Double standards and the futility of making personal attacks on journalists
Tuesday, March 5, 2019 at 14:23
Simon Clark

The Telegraph has just published a series of articles attacking e-cigarettes.

All bar one is behind a paywall but the headlines tell you all you need to know.

On Friday one read 'Instagram promoting vape products to children as young as 13, Telegraph investigation finds'. 

Another reported 'Children as young as 14 are becoming addicted to e-cigarettes, head of Britain’s biggest addiction clinic says'.

On Saturday the paper ran two further reports. One was headlined 'Tobacco companies are using e-cigarettes as a 'Trojan Horse', experts warn'.

The second ('E-cigarettes are creating a generation of nicotine addicts, top scientists warn') started reasonably but then took a more propagandist turn.

The ‘top scientists/academics’ quoted by the paper were ‘prominent tobacco control activist’ Prof Stanton Glantz, director of the Center for Tobacco Control Research and Education at California University; Prof Simon Capewell, ‘an expert in public health’ at Liverpool University; Prof Martin McKee, ‘an expert in European public health’ at the London School of Hygiene and Tropical Medicine; Prof John Ashton, former president of the Faculty of Public Health; Dr Gabriel Scally, president of epidemiology and public health at the Royal Society of Medicine; and Mike Daube, emeritus professor of health policy at Curtin University in Perth, Australia.

All these names will be familiar to anyone who has followed the war on smoking for the past two decades. The irony is that I don’t recall many (if any) of the current cheerleaders for vaping criticising them for their repeated fearmongering about the dangers of smoking.

As I have stated many times, I accept that on current evidence the health risks of smoking and vaping are miles apart. Nevertheless, if Glantz, Capewell, McKee, Scally etc can be so wrong about vaping, surely that should prompt a review of some of their more exaggerated claims about smoking, the dangers of 'passive' smoking in particular?

Apparently not.

The same people who are castigating these 'top scientists' for their views on vaping are quite happy it seems to accept without quibble all their claims about smoking.

Double standards?

Meanwhile, another story that broke on Saturday evening was first posted on the Guardian website. Written by Observer journalist Jamie Doward, a regular conduit for ASH-inspired stories, it was headlined 'MPs call for legal smoking age to be raised to 21'

I came late to the story because I was away but I subsequently sent a quote to the Press Association that was picked up by a number of newspapers online including the Daily Mail:

“These proposals infantilise young adults. If you’re 18 and old enough to vote, drive a car and join the army you’re old enough to make an informed decision to smoke.”
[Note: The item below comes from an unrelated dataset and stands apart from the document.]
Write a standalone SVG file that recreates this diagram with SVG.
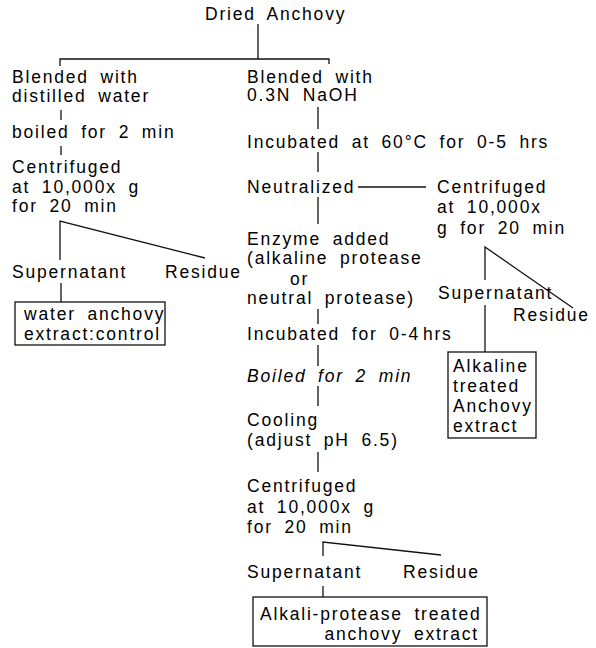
<svg xmlns="http://www.w3.org/2000/svg" width="596" height="648" viewBox="0 0 596 648">
<style>
text { font-family: "Liberation Sans", Arial, sans-serif; font-size: 17.5px; letter-spacing: 1.8px; word-spacing: 5px; fill: #000; }
.it { font-style: italic; }
.ln { stroke: #111; stroke-width: 1.3; fill: none; }
.box { stroke: #111; stroke-width: 1.3; fill: none; }
</style>
<rect width="596" height="648" fill="#fff"/>
<g id="connectors">
  <path class="ln" d="M258,24 V59 M60,66 V59 H329 V64"/>
  <path class="ln" d="M61,110 V120 M61,146 V155"/>
  <path class="ln" d="M60,260 V221 L205,258"/>
  <path class="ln" d="M61,283 V302"/>
  <path class="ln" d="M318,107 V129 M318,152 V172 M318,197 V224 M318,309 V324 M318,345 V366 M318,386 V406 M318,452 V472"/>
  <path class="ln" d="M358,187 H426"/>
  <path class="ln" d="M323,556 V542 L441,555"/>
  <path class="ln" d="M323,586 V597"/>
  <path class="ln" d="M485,280 V247 L573,308"/>
  <path class="ln" d="M485,305 V352"/>
</g>
<g id="dried"><text x="205" y="20">Dried Anchovy</text></g>
<g id="blend-water"><text x="12" y="83">Blended with</text><text x="12" y="102">distilled water</text></g>
<g id="boiled-left"><text x="12" y="138">boiled for 2 min</text></g>
<g id="centrifuge-left"><text x="12" y="173">Centrifuged</text><text x="12" y="193">at 10,000x g</text><text x="12" y="212">for 20 min</text></g>
<g id="supernatant-left"><text x="12" y="278">Supernatant</text></g>
<g id="residue-left"><text x="165" y="278">Residue</text></g>
<g id="control"><rect class="box" x="15" y="302" width="150" height="43"/><text x="24" y="320">water anchovy</text><text x="24" y="340">extract:control</text></g>
<g id="blend-naoh"><text x="247" y="83">Blended with</text><text x="247" y="101">0.3N NaOH</text></g>
<g id="incubate1"><text x="247" y="148">Incubated at 60°C for 0-5 hrs</text></g>
<g id="neutralized"><text x="247" y="193">Neutralized</text></g>
<g id="enzyme"><text x="247" y="245">Enzyme added</text><text x="247" y="264">(alkaline protease</text><text x="290" y="285">or</text><text x="247" y="304">neutral protease)</text></g>
<g id="incubate2"><text x="247" y="340">Incubated for 0-4<tspan dx="3">hrs</tspan></text></g>
<g id="boiled"><text class="it" x="247" y="382">Boiled for 2 min</text></g>
<g id="cooling"><text x="247" y="426">Cooling</text><text x="247" y="446">(adjust pH 6.5)</text></g>
<g id="centrifuge-mid"><text x="247" y="492">Centrifuged</text><text x="247" y="513">at 10,000x g</text><text x="247" y="533">for 20 min</text></g>
<g id="supernatant-mid"><text x="247" y="578">Supernatant</text></g>
<g id="residue-mid"><text x="403" y="578">Residue</text></g>
<g id="final"><rect class="box" x="253" y="597" width="234" height="49"/><text x="260" y="620">Alkali-protease treated</text><text x="479" y="640" text-anchor="end">anchovy extract</text></g>
<g id="centrifuge-right"><text x="437" y="193">Centrifuged</text><text x="437" y="213">at 10,000x</text><text x="437" y="234">g for 20 min</text></g>
<g id="supernatant-right"><text x="438" y="299">Supernatant</text></g>
<g id="residue-right"><text x="513" y="321">Residue</text></g>
<g id="alkaline"><rect class="box" x="448" y="352" width="88" height="86"/><text x="453" y="372">Alkaline</text><text x="453" y="392">treated</text><text x="453" y="412">Anchovy</text><text x="453" y="432">extract</text></g>
</svg>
(For Forest’s full response click here.)

Needless to say there has been barely a peep about the APPG’s proposals from vaping advocates, most of whom are so deeply aligned with today's anti-smoking agenda that they fail to see that every tobacco control policy will, sooner or later, be used to combat the use of e-cigarettes.

Anyway, back to the Telegraph. The common link between those anti-vaping reports was education editor Camilla Turner, not science editor Sarah Knapton who has been the subject of repeated abuse from vapers and vaping advocates on social media.

I’m not defending Knapton but attacking journalists is rarely the way to win friends and allies. As I wrote here (Rough guide to dealing with the media):

I know what it is to metaphorically bang your head against a brick wall. It's incredibly frustrating when reports are published that appear one-sided, factually incorrect or both. I've experienced this for many, many years. No-one, I believe, has more experience of the futility of engaging with certain journalists who are deaf to the likes of you and me. Nevertheless it must be done and my advice is that abusing individual journalists, often directly, on social media is wholly counter-productive.

Yes, it will make them aware of the extent of your anger and frustration but you can do that privately. It makes little sense to set the dogs on them, which is effectively what you're doing by encouraging others to steam in with similar comments of their own. Human nature is such that if people feel they are being bullied by a mob they will react negatively. The idea that they will suddenly choose to see your point of view is naive.

I'm not saying it's right that journalists don't check the facts or chase contrary viewpoints but it's no use taking it out on individual correspondents. Whatever the rights and wrongs of the report that offended the vaping community earlier this year, for example, some of the subsequent attacks on the Daily Telegraph's science editor Sarah Knapton were deplorable.

I'm not a conspiracy theorist so it's hard to say whether the persistent criticism of Sarah Knapton precipitated the recent flurry of anti-vaping reports in the Telegraph, but I can't imagine it helped.

If I was advising the vaping industry the first thing I would do is suggest a meeting with Knapton and Turner. I'd invite them to visit an R&D facility and they would be top of my list of potential guests to attend the UK Vaping Industry Forum in May.

In the meantime I'd advise the vaping community to stop making personal attacks on journalists. Human nature being what it is, it rarely ends well.